The counties in the United States that have the highest per capita rate of killings by police officers also rank among the highest in the country in the number of people sentenced to death. In his criminal justice blog, “The Watch,” for the Washington Post, Radley Balko details the “remarkable correlation” between killings by police and death sentences imposed.
“There are more than 3,000 counties in the United States,” Balko writes. “But the 13 with the highest rates of police killings are not only all in death penalty states; they also all rank among the top 30 in death sentences meted out over the past 40 years.” These jurisdictions, which Balko describes as “America’s killingest counties,” all rank among the 2 percent of U.S. counties that account for more than half of America’s death row population.
Balko focuses on Kern County, California, where police have killed more civilians per capita than anywhere else in the country - 0.9 police killings per 100,000 residents - even though the city’s overall murder rate is, Balko says, “right at about the national average.” Kern “has also sent 26 people to death row since 1976, putting it among the top 25 in the country.”

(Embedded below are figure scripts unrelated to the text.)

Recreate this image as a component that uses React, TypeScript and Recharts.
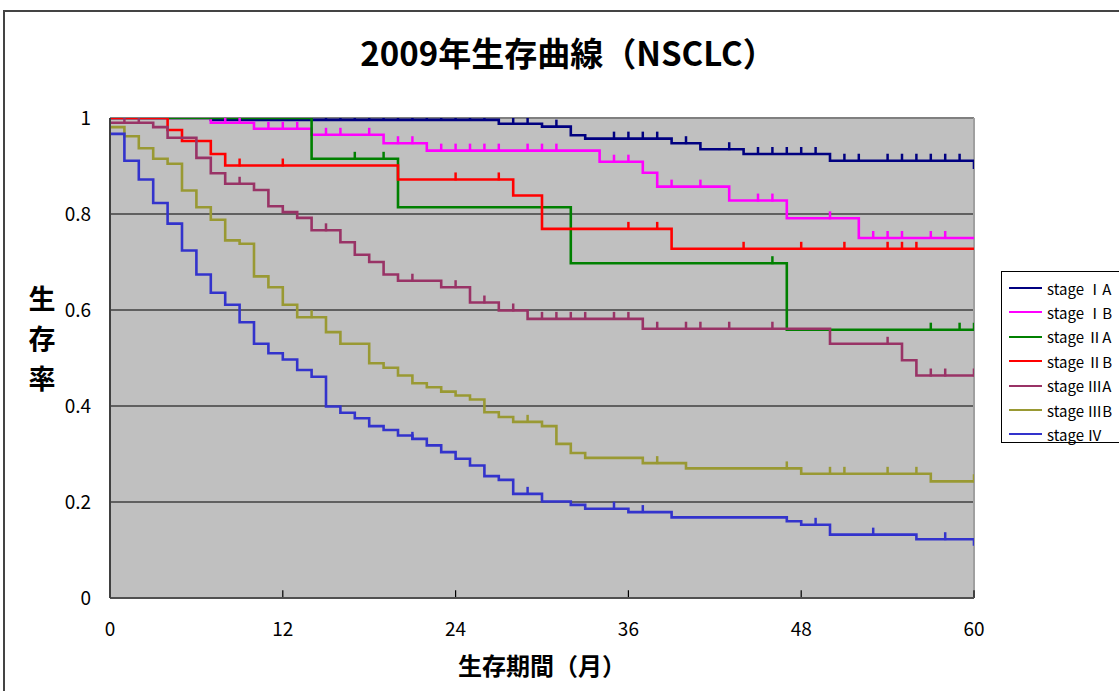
import React from 'react';
import { ComposedChart, Line, Scatter, XAxis, YAxis, CartesianGrid, ReferenceLine } from 'recharts';

const FONT = "'Noto Sans CJK JP', 'Noto Sans', sans-serif";

const stageNames = ['stage ⅠA', 'stage ⅠB', 'stage ⅡA', 'stage ⅡB', 'stage ⅢA', 'stage ⅢB', 'stage Ⅳ'];
const stageColors = ['#000080', '#FF00FF', '#008000', '#FF0000', '#993366', '#999933', '#3333CC'];

const xTicks = [0, 12, 24, 36, 48, 60];
const yTicks = [0, 0.2, 0.4, 0.6, 0.8, 1];

// stage IA
const iaMonths = [0, 7, 27, 30, 32, 33, 39, 41, 44, 50, 60];
const iaSurv = [1, 0.996, 0.988, 0.982, 0.964, 0.957, 0.9475, 0.935, 0.925, 0.911, 0.894];
const iaCensor = [15, 16, 17, 18, 19, 20, 21, 22, 23, 24, 25, 26, 28, 29, 31, 35, 36, 37, 38, 40, 43, 45, 46, 47, 48, 49, 51, 52, 54, 55, 56, 57, 58, 59];

// stage IB
const ibMonths = [0, 7, 10, 14, 19, 22, 34, 37, 38, 43, 47, 52, 60];
const ibSurv = [1, 0.99, 0.9775, 0.965, 0.9475, 0.932, 0.909, 0.886, 0.857, 0.828, 0.791, 0.75, 0.75];
const ibCensor = [8, 9, 11, 12, 13, 15, 16, 18, 20, 21, 23, 24, 25, 26, 27, 29, 30, 31, 35, 36, 39, 41, 45, 46, 50, 53, 54, 55, 57, 58];

// stage IIA
const iiaMonths = [0, 14, 20, 32, 47, 60];
const iiaSurv = [1, 0.915, 0.814, 0.6975, 0.559, 0.559];
const iiaCensor = [17, 19, 46, 57, 59, 60];

// stage IIB
const iibMonths = [0, 4, 5, 7, 8, 20, 28, 30, 39, 60];
const iibSurv = [1, 0.975, 0.952, 0.925, 0.901, 0.872, 0.8385, 0.769, 0.7275, 0.7275];
const iibCensor = [9, 12, 24, 27, 36, 38, 44, 48, 51, 54, 55, 56];

// stage IIIA
const iiiaMonths = [0, 3, 4, 6, 7, 8, 10, 11, 12, 13, 14, 16, 17, 18, 19, 20, 23, 25, 27, 29, 37, 50, 55, 56, 60];
const iiiaSurv = [0.99, 0.981, 0.959, 0.917, 0.885, 0.863, 0.85, 0.816, 0.804, 0.792, 0.766, 0.741, 0.715, 0.7, 0.674, 0.661, 0.6475, 0.6156, 0.599, 0.5815, 0.561, 0.5296, 0.4954, 0.4635, 0.4635];
const iiiaCensor = [1, 2, 9, 15, 21, 24, 26, 28, 30, 31, 32, 33, 35, 36, 38, 40, 41, 43, 46, 54, 57, 58, 60];

// stage IIIB
const iiibMonths = [0, 1, 2, 3, 4, 5, 6, 7, 8, 9, 10, 11, 12, 13, 15, 16, 18, 19, 20, 21, 22, 23, 24, 25, 26, 27, 28, 30, 31, 32, 33, 37, 40, 48, 57, 60];
const iiibSurv = [0.981, 0.962, 0.937, 0.915, 0.9046, 0.849, 0.814, 0.788, 0.745, 0.738, 0.67, 0.6475, 0.611, 0.585, 0.554, 0.5296, 0.489, 0.4796, 0.4635, 0.4475, 0.439, 0.43, 0.422, 0.4135, 0.387, 0.377, 0.367, 0.358, 0.321, 0.302, 0.292, 0.281, 0.27, 0.2587, 0.243, 0.243];
const iiibCensor = [14, 29, 38, 47, 50, 51, 54, 56, 60];

// stage IV
const ivMonths = [0, 1, 2, 3, 4, 5, 6, 7, 8, 9, 10, 11, 12, 13, 14, 15, 16, 17, 18, 19, 20, 21, 22, 23, 24, 25, 26, 27, 28, 30, 32, 33, 36, 39, 47, 48, 50, 56, 60];
const ivSurv = [0.967, 0.911, 0.872, 0.823, 0.78, 0.724, 0.674, 0.636, 0.611, 0.5746, 0.5296, 0.51, 0.497, 0.475, 0.461, 0.399, 0.386, 0.3746, 0.358, 0.35, 0.3385, 0.3316, 0.318, 0.304, 0.29, 0.276, 0.254, 0.246, 0.217, 0.201, 0.194, 0.186, 0.179, 0.168, 0.16, 0.1525, 0.132, 0.1225, 0.109];
const ivCensor = [21, 29, 35, 37, 49, 53, 58];

const stageMonths = [iaMonths, ibMonths, iiaMonths, iibMonths, iiiaMonths, iiibMonths, ivMonths];
const stageSurv = [iaSurv, ibSurv, iiaSurv, iibSurv, iiiaSurv, iiibSurv, ivSurv];
const stageCensor = [iaCensor, ibCensor, iiaCensor, iibCensor, iiiaCensor, iiibCensor, ivCensor];

const survAt = (months: number[], surv: number[], t: number) => {
  let v = surv[0];
  for (let i = 0; i < months.length; i++) {
    if (months[i] <= t && !(i === months.length - 1 && months[i] === t && i > 0 && months[i - 1] < t && false)) v = surv[i];
  }
  return v;
};

const series = stageNames.map((name, i) => ({
  name,
  color: stageColors[i],
  line: stageMonths[i].map((m, j) => ({ x: m, y: stageSurv[i][j] })),
  censor: stageCensor[i].map((m) => ({ x: m, y: survAt(stageMonths[i], stageSurv[i], m) })),
}));

const makeMark = (color: string) => (props: any) => {
  const { cx, cy } = props;
  if (cx == null || cy == null) return <g />;
  return <line x1={cx} x2={cx} y1={cy - 7} y2={cy + 1} stroke={color} strokeWidth={2.5} />;
};

export default function App() {
  return (
    <div style={{ position: 'absolute', left: 0, top: 0, width: 1119, height: 691, background: '#fff', overflow: 'hidden', fontFamily: FONT }}>
      <div style={{ position: 'absolute', left: 3, top: 10, width: 1300, height: 900, borderTop: '2px solid #444', borderLeft: '2px solid #444' }} />
      <div style={{ position: 'absolute', left: 568, top: 28, transform: 'translateX(-50%)', whiteSpace: 'nowrap', fontSize: 33, fontWeight: 700, color: '#000', lineHeight: '48px' }}>
        2009年生存曲線（NSCLC）
      </div>
      <div style={{ position: 'absolute', left: 28, top: 278, width: 28, fontSize: 27, fontWeight: 700, lineHeight: '40px', textAlign: 'center' }}>
        <div>生</div><div>存</div><div>率</div>
      </div>
      <div style={{ position: 'absolute', left: 542, top: 648, transform: 'translateX(-50%)', whiteSpace: 'nowrap', fontSize: 24, fontWeight: 700, lineHeight: '34px' }}>
        生存期間（月）
      </div>
      <div style={{ position: 'absolute', left: 0, top: 0 }}>
        <ComposedChart width={1119} height={691} margin={{ top: 118, right: 145, bottom: 53, left: 50 }}>
          <CartesianGrid horizontal vertical={false} stroke="#000" strokeWidth={1.2} fill="#C0C0C0" fillOpacity={1} />
          <XAxis dataKey="x" type="number" domain={[0, 60]} ticks={xTicks} interval={0} height={40} allowDataOverflow
            axisLine={{ stroke: '#505050', strokeWidth: 2 }} tickLine={false} tickSize={6} tickMargin={19}
            tick={{ fill: '#000', fontSize: 19, fontFamily: FONT }} />
          <YAxis dataKey="y" type="number" domain={[0, 1]} ticks={yTicks} interval={0} width={60} allowDataOverflow
            axisLine={{ stroke: '#404040', strokeWidth: 2 }} tickLine={false} tickSize={6} tickMargin={13}
            tick={{ fill: '#000', fontSize: 19, fontFamily: FONT }} />
          <ReferenceLine y={1} stroke="#808080" strokeWidth={2} />
          <ReferenceLine x={60} stroke="#A0A0A0" strokeWidth={2} />
          {xTicks.slice(1).map((t) => (
            <ReferenceLine key={'xt' + t} segment={[{ x: t, y: 0 }, { x: t, y: 0.016 }]} stroke="#000" strokeWidth={1.2} />
          ))}
          {series.map((s) => (
            <Line key={'l' + s.name} data={s.line} dataKey="y" type="stepAfter" stroke={s.color} strokeWidth={2.6}
              dot={false} activeDot={false} isAnimationActive={false} legendType="none" />
          ))}
          {series.map((s) => (
            <Scatter key={'c' + s.name} data={s.censor} dataKey="y" fill={s.color} shape={makeMark(s.color)} isAnimationActive={false} legendType="none" />
          ))}
        </ComposedChart>
      </div>
      <div style={{ position: 'absolute', left: 1001, top: 271, width: 200, height: 170, border: '1px solid #000', background: '#fff' }}>
        {series.map((s, i) => (
          <div key={'lg' + s.name} style={{ position: 'absolute', left: 0, top: 4 + i * 24.4, height: 24, display: 'flex', alignItems: 'center' }}>
            <div style={{ marginLeft: 7, width: 33, height: 0, borderTop: `2.6px solid ${s.color}` }} />
            <div style={{ marginLeft: 5, fontSize: 15, whiteSpace: 'nowrap', color: '#000' }}>{s.name}</div>
          </div>
        ))}
      </div>
    </div>
  );
}
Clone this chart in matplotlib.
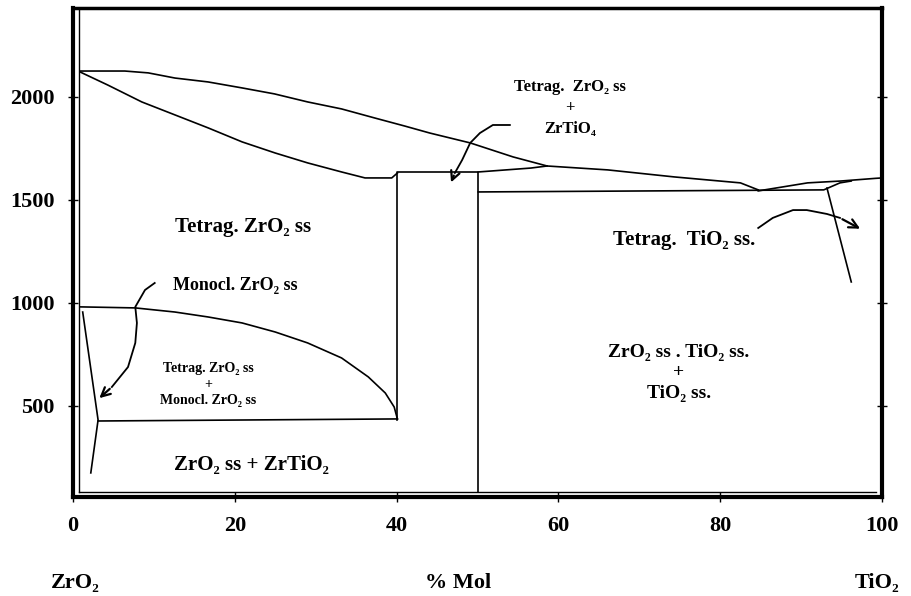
import matplotlib.pyplot as plt

# upper curve (liquidus), ZrO2 side to the lens near TiO2
liq_x = [0.9, 6.4, 9.3, 12.6, 16.7, 20.9, 24.9, 29.0, 33.2, 37.3, 41.0, 44.1, 49.1,
         54.4, 58.6, 66.1, 74.3, 82.5, 84.7]
liq_t = [2126, 2126, 2117, 2092, 2073, 2044, 2015, 1976, 1942, 1898, 1859, 1825, 1777,
         1709, 1665, 1646, 1612, 1583, 1549]

# lower curve from ZrO2 down to the ZrTiO4 box
sol_x = [0.9, 4.3, 8.5, 12.6, 16.7, 20.9, 25.0, 29.0, 33.2, 36.1, 39.4, 40.1]
sol_t = [2121, 2058, 1976, 1913, 1850, 1782, 1728, 1680, 1636, 1607, 1607, 1631]

# ZrTiO4 box
box_x = [40.1, 40.1, 50.1, 50.1]
box_t = [432, 1636, 1636, 83]
boxtop_x = [50.1, 56.6, 58.6]
boxtop_t = [1636, 1655, 1665]

# lens at the TiO2 end
lens_x = [84.7, 90.8, 94.9, 99.2, 100]
lens_t = [1544, 1583, 1592, 1605, 1607]
eut_x = [50.1, 92.8, 94.8, 96.2]
eut_t = [1539, 1549, 1583, 1592]
tio2_x = [93.2, 96.2]
tio2_t = [1558, 1102]

# monoclinic / tetragonal boundary
mono_x = [0.9, 7.7, 12.6, 16.7, 20.9, 25.0, 29.0, 33.2, 36.5, 38.6, 39.7, 40.1]
mono_t = [981, 976, 956, 932, 903, 859, 806, 733, 641, 563, 495, 437]
eud_x = [3.1, 40.1]
eud_t = [427, 437]
steep_x = [1.2, 3.1, 2.2]
steep_t = [956, 432, 175]

# arrows (tail ... head)
arr1_x = [10.1, 8.9, 7.7, 7.9, 7.7, 6.8, 4.8, 3.0]
arr1_t = [1097, 1063, 981, 903, 806, 689, 592, 529]
arr2_x = [54.0, 51.9, 50.3, 49.1, 48.1, 47.2, 46.6]
arr2_t = [1864, 1864, 1825, 1777, 1694, 1631, 1573]
arr3_x = [84.7, 86.5, 89.0, 90.7, 93.2, 94.8, 97.6]
arr3_t = [1364, 1413, 1451, 1451, 1432, 1413, 1354]

xticks = [0, 20, 40, 60, 80, 100]
yticks = [500, 1000, 1500, 2000]

plt.rcParams['font.family'] = ['Liberation Serif', 'DejaVu Serif']
plt.rcParams['font.weight'] = 'bold'

fig = plt.figure(figsize=(9.11, 5.96), dpi=100)
ax = fig.add_axes([73/911, 1 - 497/596, (882 - 73)/911, (497 - 8)/596])
ax.set_xlim(0, 100)
ax.set_ylim(58, 2432)

lw = 1.2
for xs, ts in [(liq_x, liq_t), (sol_x, sol_t), (box_x, box_t), (boxtop_x, boxtop_t),
               (lens_x, lens_t), (eut_x, eut_t), (tio2_x, tio2_t), (mono_x, mono_t),
               (eud_x, eud_t), (steep_x, steep_t)]:
    ax.plot(xs, ts, color='black', lw=lw, solid_joinstyle='round')

# inner frame lines
ax.plot([0.75, 0.75], [83, 2432], color='black', lw=1.0)
ax.plot([0.75, 99.2], [83, 83], color='black', lw=1.0)

for xs, ts in [(arr1_x, arr1_t), (arr2_x, arr2_t), (arr3_x, arr3_t)]:
    ax.plot(xs[:-1], ts[:-1], color='black', lw=1.3, solid_joinstyle='round')
    ax.annotate('', xy=(xs[-1], ts[-1]), xytext=(xs[-2], ts[-2]),
                arrowprops=dict(arrowstyle='->', color='black', lw=1.6, mutation_scale=16))

for side in ax.spines.values():
    side.set_linewidth(3)
ax.spines['top'].set_linewidth(2.5)

ax.set_xticks(xticks)
ax.set_yticks(yticks)
ax.tick_params(axis='both', direction='inout', length=7, width=1, labelsize=16, pad=10)
ax.tick_params(axis='y', right=True)

ax.text(21.0, 1369, 'Tetrag. ZrO₂ ss', fontsize=15, ha='center', va='center')
ax.text(20.1, 1087, 'Monocl. ZrO₂ ss', fontsize=13, ha='center', va='center')
ax.text(16.7, 602, 'Tetrag. ZrO₂ ss\n+\nMonocl. ZrO₂ ss', fontsize=10, ha='center',
        va='center', linespacing=1.3)
ax.text(22.0, 214, 'ZrO₂ ss + ZrTiO₂', fontsize=15, ha='center', va='center')
ax.text(61.4, 1947, 'Tetrag.  ZrO₂ ss\n+\nZrTiO₄', fontsize=12, ha='center',
        va='center', linespacing=1.4)
ax.text(75.6, 1306, 'Tetrag.  TiO₂ ss.', fontsize=15, ha='center', va='center')
ax.text(74.9, 660, 'ZrO₂ ss . TiO₂ ss.\n+\nTiO₂ ss.', fontsize=14, ha='center',
        va='center', linespacing=1.3)

fig.text(75/911, 1 - 583/596, 'ZrO₂', fontsize=16, ha='center', va='center')
fig.text(458/911, 1 - 583/596, '% Mol', fontsize=16, ha='center', va='center')
fig.text(877/911, 1 - 583/596, 'TiO₂', fontsize=16, ha='center', va='center')

fig.savefig('out.png', dpi=100)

In explaining the correlation between police killings and death sentences, Balko notes that “the counties that send the most people to death row also tend to be counties with histories of prosecutorial abuse and misconduct.” He suggests that, as “the chief law enforcement officers within their judicial districts[, district attorneys] set the tone for the entire area. They’re also typically in charge of investigating officer-involved shootings and other allegations of excessive force. It isn’t difficult to see how when a DA takes a ‘win at all costs’ approach to fighting crime, that philosophy would permeate an entire county’s law enforcement apparatus, from the beat cop to the DA herself or himself.”
Radley Balko, The Watch: America’s Killingest Counties, Washington Post, December 3, 2015.